Facebook? Dépassé! Trop chronophage et pas assez professionnel. C’est la conclusion à laquelle sont arrivés de nombreux chefs québécois. Par contre, ils sévissent sur Twitter… avec plus ou moins d’assiduité, selon leur disponibilité. Les chefs gazouillent en grande partie pour faire la promotion de leur restaurant. On ouvre un compte sous son nom – c’est le cas de Danny St-Pierre, Seth Gabrielse, Patrice Demers, Michelle Marek ou encore Éric Gonzalez – ou sous le nom de son resto – Les 400 coups, Chez Chose, Restaurant Toqué!, Europea, L’Emporte-pièce…

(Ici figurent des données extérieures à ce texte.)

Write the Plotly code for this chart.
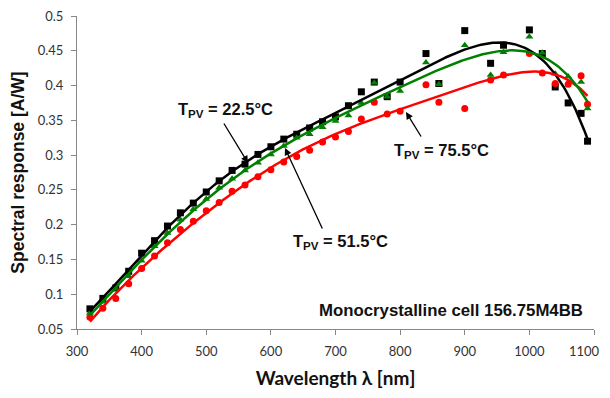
import numpy as np
import plotly.graph_objects as go

wavelength = [320, 340, 360, 380, 400, 420, 440, 460, 480, 500, 520, 540, 560, 580, 600,
              620, 640, 660, 680, 700, 720, 740, 760, 780, 800, 840, 860, 900, 940, 960,
              1000, 1020, 1040, 1060, 1080, 1090]

sr_22_5 = [0.079, 0.094, 0.109, 0.133, 0.159, 0.177, 0.198, 0.217, 0.231, 0.247, 0.263, 0.278,
           0.287, 0.301, 0.312, 0.323, 0.330, 0.339, 0.348, 0.355, 0.371, 0.391, 0.405, 0.384,
           0.405, 0.446, 0.403, 0.479, 0.432, 0.458, 0.480, 0.446, 0.398, 0.375, 0.360, 0.320]

sr_51_5 = [0.073, 0.089, 0.108, 0.126, 0.148, 0.169, 0.188, 0.207, 0.222, 0.237, 0.253, 0.266,
           0.278, 0.289, 0.301, 0.313, 0.325, 0.330, 0.340, 0.349, 0.357, 0.375, 0.404, 0.384,
           0.392, 0.433, 0.402, 0.458, 0.415, 0.448, 0.470, 0.447, 0.417, 0.413, 0.405, 0.367]

sr_75_5 = [0.067, 0.080, 0.094, 0.115, 0.137, 0.155, 0.174, 0.193, 0.205, 0.220, 0.232, 0.248,
           0.257, 0.269, 0.279, 0.290, 0.298, 0.307, 0.319, 0.326, 0.334, 0.352, 0.376, 0.359,
           0.363, 0.401, 0.376, 0.367, 0.408, 0.415, 0.446, 0.418, 0.403, 0.402, 0.414, 0.373]

x_ticks = [300, 400, 500, 600, 700, 800, 900, 1000, 1100]
x_tick_text = ["300", "400", "500", "600", "700", "800", "900", "1000", "1100"]
y_ticks = [0.05, 0.1, 0.15, 0.2, 0.25, 0.3, 0.35, 0.4, 0.45, 0.5]
y_tick_text = ["0.05", "0.1", "0.15", "0.2", "0.25", "0.3", "0.35", "0.4", "0.45", "0.5"]

series = [
    ("22.5", sr_22_5, "#000000", "square", 7),
    ("75.5", sr_75_5, "#ff0000", "circle", 7),
    ("51.5", sr_51_5, "#008000", "triangle-up", 7),
]

fig = go.Figure()
wl = np.array(wavelength, dtype=float)
xs = np.linspace(min(wavelength), max(wavelength), 300)
for name, vals, col, sym, sz in series:
    fig.add_trace(go.Scatter(x=wavelength, y=vals, mode="markers",
                             marker=dict(color=col, symbol=sym, size=sz, line=dict(width=0)),
                             showlegend=False, cliponaxis=False))
for name, vals, col, sym, sz in series:
    u = (wl - 700.0) / 400.0
    coef = np.polyfit(u, np.array(vals), 6)
    ys = np.polyval(coef, (xs - 700.0) / 400.0)
    fig.add_trace(go.Scatter(x=xs, y=ys, mode="lines", line=dict(color=col, width=2.5),
                             showlegend=False, hoverinfo="skip"))

# page body has an 8px margin
OFF = 8
W, H = 610 - OFF, 398 - 2 * OFF
# plot area in screenshot pixels: x 77..594, y 16..329
L = 77 - OFF
T = 16 - OFF
R = W - (594 - OFF)
B = H - (329 - OFF)
pw, ph = W - L - R, H - T - B

def to_data(px, py):
    px, py = px - OFF, py - OFF
    return 300 + (px - L) * 800 / pw, 0.05 + (T + ph - py) * 0.45 / ph

def paper(px, py):
    px, py = px - OFF, py - OFF
    return (px - L) / pw, 1 - (py - T) / ph

for head, tail in [((248, 163), (223, 122)), ((285, 148), (323, 230)), ((406, 112), (422, 138))]:
    hx, hy = to_data(*head)
    tx, ty = to_data(*tail)
    fig.add_annotation(x=hx, y=hy, ax=tx, ay=ty, xref="x", yref="y", axref="x", ayref="y",
                       text="", showarrow=True, arrowhead=2, arrowsize=1.1, arrowwidth=1.3,
                       arrowcolor="#000")

ann_font = dict(family="Liberation Sans, Arial", size=16.5, color="#111111")
for txt, (px, py) in [("<b>T<sub>PV</sub> = 22.5°C</b>", (225, 110)),
                      ("<b>T<sub>PV</sub> = 75.5°C</b>", (441, 151)),
                      ("<b>T<sub>PV</sub> = 51.5°C</b>", (340, 242))]:
    a, b = paper(px, py)
    fig.add_annotation(x=a, y=b, xref="paper", yref="paper", text=txt, showarrow=False,
                       font=ann_font, xanchor="center", yanchor="middle")

a, b = paper(585, 310)
fig.add_annotation(x=a, y=b, xref="paper", yref="paper", text="<b>Monocrystalline cell 156.75M4BB</b>",
                   showarrow=False, xanchor="right", yanchor="middle",
                   font=dict(family="Liberation Sans, Arial", size=16.8, color="#111111"))

tick_font = dict(family="Lato", size=13, color="#333333")

# last x tick label drawn as an annotation so it stays inside the visible page
shown_text = x_tick_text[:-1] + [""]
a, b = paper(602, 351)
fig.add_annotation(x=a, y=b, xref="paper", yref="paper", text=x_tick_text[-1], showarrow=False,
                   xanchor="right", yanchor="middle", font=tick_font)

fig.update_layout(
    width=W, height=H, margin=dict(l=L, r=R, t=T, b=B),
    paper_bgcolor="white", plot_bgcolor="white",
    xaxis=dict(range=[300, 1100], tickvals=x_ticks, ticktext=shown_text, ticks="outside", ticklen=5,
               tickcolor="#888",
               showline=True, linecolor="#888", linewidth=1, showgrid=False, zeroline=False,
               tickfont=tick_font, automargin=False, ticklabelstandoff=5, ticklabeloverflow="allow",
               title=dict(text="<b>Wavelength λ [nm]</b>", font=dict(family="Lato", size=19, color="#111"),
                          standoff=14)),
    yaxis=dict(range=[0.05, 0.5], tickvals=y_ticks, ticktext=y_tick_text, ticks="outside", ticklen=5,
               tickcolor="#888", showline=True, linecolor="#888", linewidth=1, showgrid=False,
               zeroline=False, tickfont=tick_font, automargin=False, ticklabelstandoff=5,
               ticklabeloverflow="allow",
               title=dict(text="<b>Spectral response [A/W]</b>",
                          font=dict(family="Liberation Sans, Arial", size=17.5, color="#111"), standoff=10)),
)
fig.write_html("out.html")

"Facebook et Twitter sont très pratiques, affirme Michelle Marek, chef pâtissière chez Laloux. Je n’ai pas nécessairement les courriels de mes collègues, j’utilise donc les réseaux sociaux pour leur poser des questions. Ils répondent en général très rapidement, surtout lorsqu’il est question d’ingrédients. On se lance des appels, par exemple si on cherche à embaucher quelqu’un." Si elle n’y trouve pas nécessairement des inspirations pour créer un plat, Michelle Marek utilise régulièrement Twitter pour voir quel produit est disponible ou encore pour découvrir ce que font ses collègues. "Au Québec, il n’y a pas de jalousie entre les restaurateurs, note-t-elle. Nous sommes toujours très excités de voir ce que font les autres et nous n’hésitons pas à envoyer des clients chez nos confrères."
Suivez le chef!
Pas jaloux en effet! Marc-André Royal suit Éric Gonzalez, Le Jolifou, Bob le Chef et Les Cavistes. "Je me suis abonné à Twitter il y a un an, confie-t-il. Je ne l’utilise que pour le restaurant, en suivant des collègues à Montréal, mais aussi ailleurs – dont Thomas Keller, du French Laundry en Californie, et Heston Blumenthal, du Fat Duck en Angleterre. Je consulte également les tweets des sections gastronomiques de journaux comme le New York Times ou le London Times. J’échange beaucoup en privé avec certains collègues." Et lorsqu’un abonné gazouille qu’il va au St-Urbain, Marc-André Royal se fait un devoir d’avoir une petite attention pour celui-ci.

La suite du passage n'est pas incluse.